# Carbon atoms at the edge of a diamond

It is well known (the simplest textbook example) that a diamond has a well-defined arrangement of sp3 carbon atoms, as each atom is connected to four others in a tetrahedral structure.

But what about the last carbon atoms at the edge? For each of these, three bonds are missing; it has a single bond with one carbon atom inside the structure. What is the hybrid and atomic (electron) structure of the carbon atoms at the edge?

I would appreciate some references explaining this in detail (books or research articles).

• This question has already been addressed here: chemistry.stackexchange.com/questions/11151/… – Dissenter Sep 18 '14 at 18:08
• A diamond is a three-dimensional structure, so there is no 'edge' as in a two-dimensional plane structure. There may be dangling bonds across the surface however, and such surface chemistry bond relationships are the subject of much interesting research. – Eight-Bit Guru Sep 19 '14 at 0:27

Atoms at the edge of a crystal that have an unsatisfied valence are said to have "dangling bonds." Many elements, in addition to carbon, can have dangling bonds. Dangling bonds is a subject of current interest because of the impact these structures can have on semiconductor properties.

These dangling bonds are very similar to free radicals, except since they are immobilized in a solid, they are somewhat less reactive than free radicals in solution. Nonetheless, they can react with whatever materials they are exposed to, such as hydrogen, water vapor, oxygen, etc. In addition, if there is a neighboring dangling bond then they can both react with one another to form a bond and satisfy there valence.

When carbon or silicon surfaces are prepared under clean room conditions, the dangling bonds can persist. In the semiconductor industry this clean room preparation technique is followed by bringing in a doping gas in order to purposefully alter the electronic band structure of the substrate material.

Since unpaired electrons have magnetic properties, in carbon (or any other element) nanostructures where there is a lot more surface area to volume, the concentration of dangling bonds is much higher. Consequently, the unpaired electrons in the dangling bonds confer magnetic properties on these materials that are large enough to be easily detectable and to manipulate.

Finally, since dangling bonds represent a non-equilibrium situation, surfaces containing dangling bonds undergo a relaxation or reshaping that is referred to as "surface reconstruction."

Here is a full-text article that should help you get started: 1) Structure of the diamond 111 surface: Single-dangling-bond versus triple-dangling-bond face

You asked a question, belonging to surface chemistry. It is a relatively new area of research, as it relies heavily on atomic-resolved microscopy and computational methods.

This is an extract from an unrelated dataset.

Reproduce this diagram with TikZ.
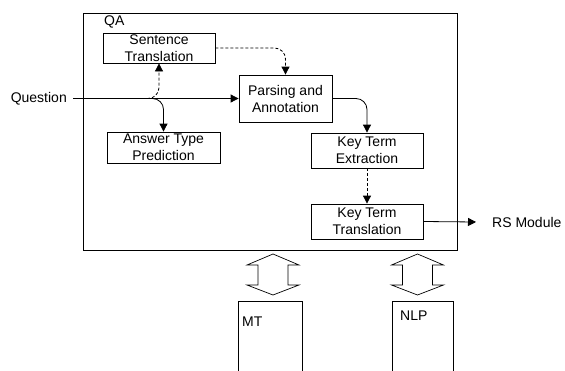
\documentclass[tikz,border=0pt]{standalone}
\usepackage{fontspec}
\setmainfont{Liberation Sans}
\usetikzlibrary{arrows.meta}
\begin{document}
\begin{tikzpicture}[x=1pt,y=-1pt,
  font=\fontsize{14}{17}\selectfont,
  box/.style={draw,line width=0.8pt,align=center,inner sep=0pt,minimum width=#1},
  conn/.style={line width=0.8pt,-{Triangle[length=8pt,width=8pt]},rounded corners=11pt},
  dconn/.style={conn,dashed,dash pattern=on 3pt off 2pt},
  blockarrow/.style={draw,line width=0.7pt,fill=white}]
\useasboundingbox (0,0) rectangle (565,370);
\clip (0,0) rectangle (565,370);
% QA frame
\node[draw,line width=0.8pt,minimum width=374pt,minimum height=237pt,inner sep=0pt] (qa) at (270,131.5) {};
\node[anchor=west,inner sep=0pt] (qalabel) at (104,22) {QA};
% boxes
\node[box=112pt,minimum height=30pt] (st) at (159,48) {Sentence\\Translation};
\node[box=113pt,minimum height=31pt] (atp) at (163.5,147.5) {Answer Type\\Prediction};
\node[box=93pt,minimum height=47pt] (pa) at (285.5,98.5) {Parsing and\\Annotation};
\node[box=112pt,minimum height=35pt] (kte) at (367,150.5) {Key Term\\Extraction};
\node[box=112pt,minimum height=35pt] (ktt) at (367,221.5) {Key Term\\Translation};
% outer labels
\node[anchor=east,inner sep=0pt] (q) at (67,98.5) {Question};
\coordinate (qs) at (73,98.5);
\coordinate (br) at (147,98.5);
\node[anchor=west,inner sep=0pt] (rs) at (492,222) {RS Module};
\coordinate (rsend) at (476,222);
% connectors
\draw[line width=0.8pt,-{Triangle[length=8pt,width=8pt]}] (qs) -- (pa.west);
\draw[dconn] (br) -| (st.south);
\draw[conn] (br) -| (atp.north);
\draw[dconn] (st.east) -| (pa.north);
\draw[conn] (pa.east) -| (kte.north);
\draw[dconn,rounded corners=0pt] (kte.south) -- (ktt.north);
\draw[line width=0.8pt,-{Triangle[length=8pt,width=8pt]}] (ktt.east) -- (rsend);
% modules
\draw[line width=0.8pt] (238,380) -- (238,301) -- (302,301) -- (302,380);
\draw[line width=0.8pt] (392,380) -- (392,301) -- (453,301) -- (453,380);
\node[anchor=west,inner sep=0pt] (mt) at (242,322) {MT};
\node[anchor=west,inner sep=0pt] (nlp) at (400,316) {NLP};
% block double arrows
\foreach \cx in {273,417.5}{
  \draw[blockarrow] (\cx,254) -- (\cx+26,265) -- (\cx+15,265) -- (\cx+15,285) -- (\cx+26,285)
    -- (\cx,295) -- (\cx-26,285) -- (\cx-15,285) -- (\cx-15,265) -- (\cx-26,265) -- cycle;
}
\end{tikzpicture}
\end{document}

Generally, the answer depends on prehistory of the surface and its environment. In case you crack a diamond, making new surface, two processes happens.

• so-known reconstruction, or reorganization of bonds on the surfaces. I'm not aware of articles on reconstruction of diamond, but silicon has diamond-like structure, so we can speculate from there.

• reaction of the surface with environment. In case of air, oxygen and water may insert into strained bonds, and react from there. It may result in all kinds of surface species up to carboxy-groups, ketone fragments, alkyl fragments and so on.

• Surface study of diamonds is about carbon atoms, but according to the second case, it should be covered by external molecules. – jimyy Sep 18 '14 at 16:41

To add to the current answers about the individual electrons, there is also a global effect at the lattice level.

Assuming you have a monocrystal with no (or low density of) defects, the lattice will be regular until around 100 atoms from the surface. The reason is obvious: the atoms at the surface have neighbours only at one side, so they have to be displaced to balance the forces, which in turn forces a smaller displacement on the second layer, and so on.

All this has powerful implications in the study of nanostructures, like nanotechnology, as well as suspensions and colloids; as they are structures that are all close to the boundary, with no proper bulk. Also,they are fundamental in crystal growth, and, in Chemistry in catalystic reactions.